Editorial: Stranded students: Send fees, not cover up errors
HIGHER learning loans authorities have another embarrassing encounter in a short while after the stiff neck face off about the University of Dar es Salaam and its several affiliate colleges.
This time the cry is coming from afar, in the former Soviet republic of the Ukraine, with Tanzanian students said to be camped, or rather in refuge, at the UK High Commission. Not surprisingly the local scene has been ignited by the situation, with the opposition parties? leaders, practicing their newfound unity, addressing the issue together.
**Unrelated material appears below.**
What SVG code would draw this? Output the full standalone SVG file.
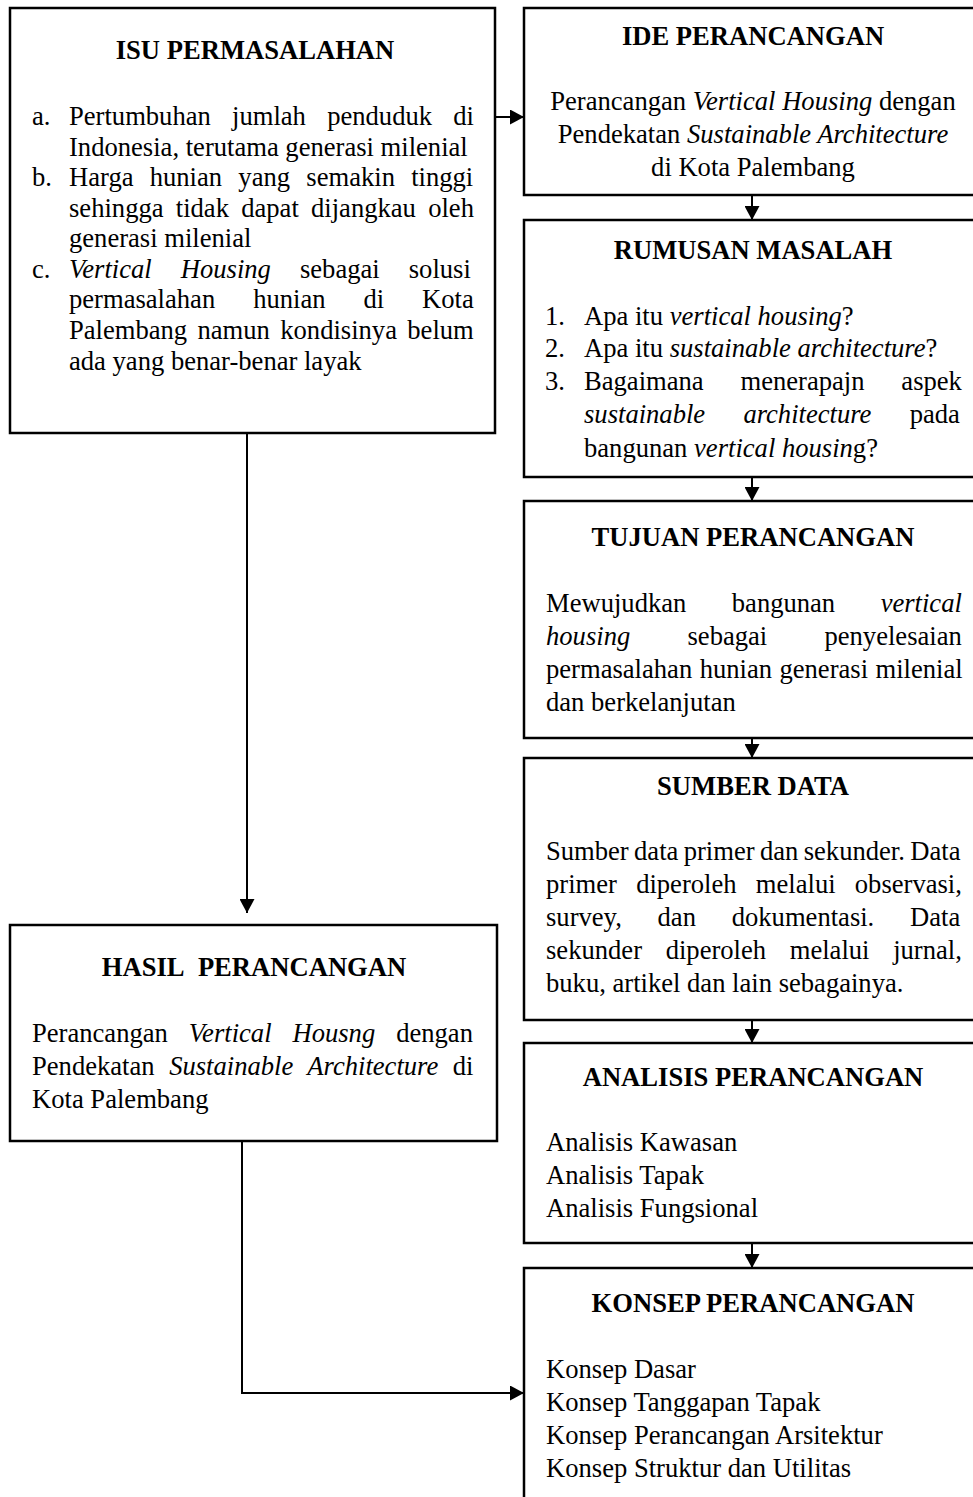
<svg xmlns="http://www.w3.org/2000/svg" width="973" height="1497" viewBox="0 0 973 1497">
<style>
.box{fill:#fff;stroke:#000;stroke-width:2.5}
.con{fill:none;stroke:#000;stroke-width:2}
text{font-family:"Liberation Serif","Times New Roman",serif;font-size:26.6px;fill:#000}
.h{font-weight:bold;text-anchor:middle}
.c{text-anchor:middle}
.i{font-style:italic}
</style>
<defs>
<marker id="arr" markerUnits="userSpaceOnUse" markerWidth="15" markerHeight="15" refX="14" refY="7.5" orient="auto">
<path d="M0,0 L14,7.5 L0,15 z" fill="#000"/>
</marker>
</defs>
<rect width="973" height="1497" fill="#fff"/>
<g id="connectors">
<line class="con" x1="495" y1="117" x2="524" y2="117" marker-end="url(#arr)"/>
<line class="con" x1="752" y1="195" x2="752" y2="220" marker-end="url(#arr)"/>
<line class="con" x1="752" y1="477" x2="752" y2="501" marker-end="url(#arr)"/>
<line class="con" x1="752" y1="738" x2="752" y2="758" marker-end="url(#arr)"/>
<line class="con" x1="752" y1="1020" x2="752" y2="1043" marker-end="url(#arr)"/>
<line class="con" x1="752" y1="1243" x2="752" y2="1268" marker-end="url(#arr)"/>
<line class="con" x1="247" y1="433" x2="247" y2="913" marker-end="url(#arr)"/>
<path class="con" d="M242,1141 L242,1393 L524,1393" marker-end="url(#arr)"/>
</g>
<g id="isu">
<rect class="box" x="10" y="8" width="485" height="425"/>
<text class="h" x="255" y="59">ISU PERMASALAHAN</text>
<text x="32" y="125">a.</text>
<text x="69" y="125" word-spacing="14.6">Pertumbuhan jumlah penduduk di</text>
<text x="69" y="156">Indonesia, terutama generasi milenial</text>
<text x="32" y="186">b.</text>
<text x="69" y="186" word-spacing="9.6">Harga hunian yang semakin tinggi</text>
<text x="69" y="217" word-spacing="5.6">sehingga tidak dapat dijangkau oleh</text>
<text x="69" y="247">generasi milenial</text>
<text x="32" y="278">c.</text>
<text x="69" y="278" word-spacing="22.4"><tspan class="i">Vertical Housing</tspan> sebagai solusi</text>
<text x="69" y="308" word-spacing="31.3">permasalahan hunian di Kota</text>
<text x="69" y="339" word-spacing="3.7">Palembang namun kondisinya belum</text>
<text x="69" y="370">ada yang benar-benar layak</text>
</g>
<g id="ide">
<rect class="box" x="524" y="8" width="460" height="187"/>
<text class="h" x="753" y="45">IDE PERANCANGAN</text>
<text class="c" x="753" y="110">Perancangan <tspan class="i">Vertical Housing</tspan> dengan</text>
<text class="c" x="753" y="143">Pendekatan <tspan class="i">Sustainable Architecture</tspan></text>
<text class="c" x="753" y="176">di Kota Palembang</text>
</g>
<g id="rumusan">
<rect class="box" x="524" y="220" width="460" height="257"/>
<text class="h" x="753" y="259">RUMUSAN MASALAH</text>
<text x="545" y="325">1.</text>
<text x="584" y="325">Apa itu <tspan class="i">vertical housing</tspan>?</text>
<text x="545" y="357">2.</text>
<text x="584" y="357">Apa itu <tspan class="i">sustainable architecture</tspan>?</text>
<text x="545" y="390">3.</text>
<text x="584" y="390" word-spacing="30.2">Bagaimana menerapajn aspek</text>
<text x="584" y="423" word-spacing="31.6"><tspan class="i">sustainable architecture</tspan> pada</text>
<text x="584" y="457">bangunan <tspan class="i">vertical housin</tspan>g?</text>
</g>
<g id="tujuan">
<rect class="box" x="524" y="501" width="460" height="237"/>
<text class="h" x="753" y="546">TUJUAN PERANCANGAN</text>
<text x="546" y="612" word-spacing="38.8">Mewujudkan bangunan <tspan class="i">vertical</tspan></text>
<text x="546" y="645" word-spacing="50.6"><tspan class="i">housing</tspan> sebagai penyelesaian</text>
<text x="546" y="678" word-spacing="0.8">permasalahan hunian generasi milenial</text>
<text x="546" y="711">dan berkelanjutan</text>
</g>
<g id="sumber">
<rect class="box" x="524" y="758" width="460" height="262"/>
<text class="h" x="753" y="795">SUMBER DATA</text>
<text x="546" y="860" word-spacing="-1.3">Sumber data primer dan sekunder. Data</text>
<text x="546" y="893" word-spacing="12.6">primer diperoleh melalui observasi,</text>
<text x="546" y="926" word-spacing="29.1">survey, dan dokumentasi. Data</text>
<text x="546" y="959" word-spacing="17">sekunder diperoleh melalui jurnal,</text>
<text x="546" y="992">buku, artikel dan lain sebagainya.</text>
</g>
<g id="analisis">
<rect class="box" x="524" y="1043" width="460" height="200"/>
<text class="h" x="753" y="1086">ANALISIS PERANCANGAN</text>
<text x="546" y="1151">Analisis Kawasan</text>
<text x="546" y="1184">Analisis Tapak</text>
<text x="546" y="1217">Analisis Fungsional</text>
</g>
<g id="konsep">
<rect class="box" x="524" y="1268" width="460" height="240"/>
<text class="h" x="753" y="1312">KONSEP PERANCANGAN</text>
<text x="546" y="1378">Konsep Dasar</text>
<text x="546" y="1411">Konsep Tanggapan Tapak</text>
<text x="546" y="1444">Konsep Perancangan Arsitektur</text>
<text x="546" y="1477">Konsep Struktur dan Utilitas</text>
</g>
<g id="hasil">
<rect class="box" x="10" y="925" width="487" height="216"/>
<text class="h" x="254" y="976">HASIL&#160; PERANCANGAN</text>
<text x="32" y="1042" word-spacing="14.3">Perancangan <tspan class="i">Vertical Housng</tspan> dengan</text>
<text x="32" y="1075" word-spacing="7.9">Pendekatan <tspan class="i">Sustainable Architecture</tspan> di</text>
<text x="32" y="1108">Kota Palembang</text>
</g>
</svg>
What seems to be the case is surprisingly clear enough for anyone to see through except the responsible ministry, either having erred in the first place to send students for studies, or erring now in backtracking on a promise.
Chances that 29 students or so would out of nowhere find themselves in such a distant place as the Ukraine, having identical promises of obtaining loans from the ministry (or rather the loans board) means their cases are the same. There would be variations in the failure to pay if they were private, not all of them.
Additionally, the Ukraine is so far away from this country, and scarcely a zone of likely emigration objective for someone to suspect that personal initiative outside official say on fees occurred. No one can take risks of traveling to such a far away place without actual assurance of fees arriving at a later date, and presume he would burden the government with his fees once his parent fails to pay. If anyone now says this was the case, one has to look twice in his eyes, to see if he perhaps has a reason not to be telling the whole truth.
That is why it is surprising that a few people, perhaps used to the Bongo method of living by cheating, are seeking to leaving about two dozen students high and dry to cover up for their own mistakes. Seeming to be harsh is a schoolmasterly habit that is often handy to cover up ones own failures, in the absence of contingences within the ministry to respond to the problem. It is a way of trapping public authorities to come to the rescue, and then use informal channels within the ministry to clear out the blaming that surfaced.
NCCR Mageuzi chairman James Mbatia even suggested that three of the students had their fees cleared in the past few days, or obtained cheques for the same, after kitu kidogo was paid back home, though naturally he did not have to substantiate. Assuming that he was in a position to verify his statement, or at least cause enough to cite it as an example ? since the government didnt say there are three genuine cases of late sending of payments ? it might make sense. It would amplify the picture of incompetence arising.
In the final analysis the ministry or its higher learning loans instrument needs to know that those whose welfare is more affected by a ruling on an unclear engagement on any issue are supposed to be given the benefit of doubt. The ministry or the board might insist that there was something conditional to sending the loans, or as it was the case with the recent stand off, how assured it was that it would cover all their needs. Since the students are far away from here, a certain amount of indulgence is acceptable in how the ministry moves to interpret their demands, as the ministry facilitated their taking the risk for good cause.
It is unfair to act as if the students were right here, penalizing them the return ticket, etc, as the right and proper thing to do is to facilitate their studies, on the basis of what they comprehended to be the case. As they did not arrange for the journey themselves but were in actual fact sent, it is pointless for the loans board or the ministry to renegotiate with them the terms of their going there. If there were any conditions they were required to fulfill, these would have been done before their visas were processed, without ifs or buts.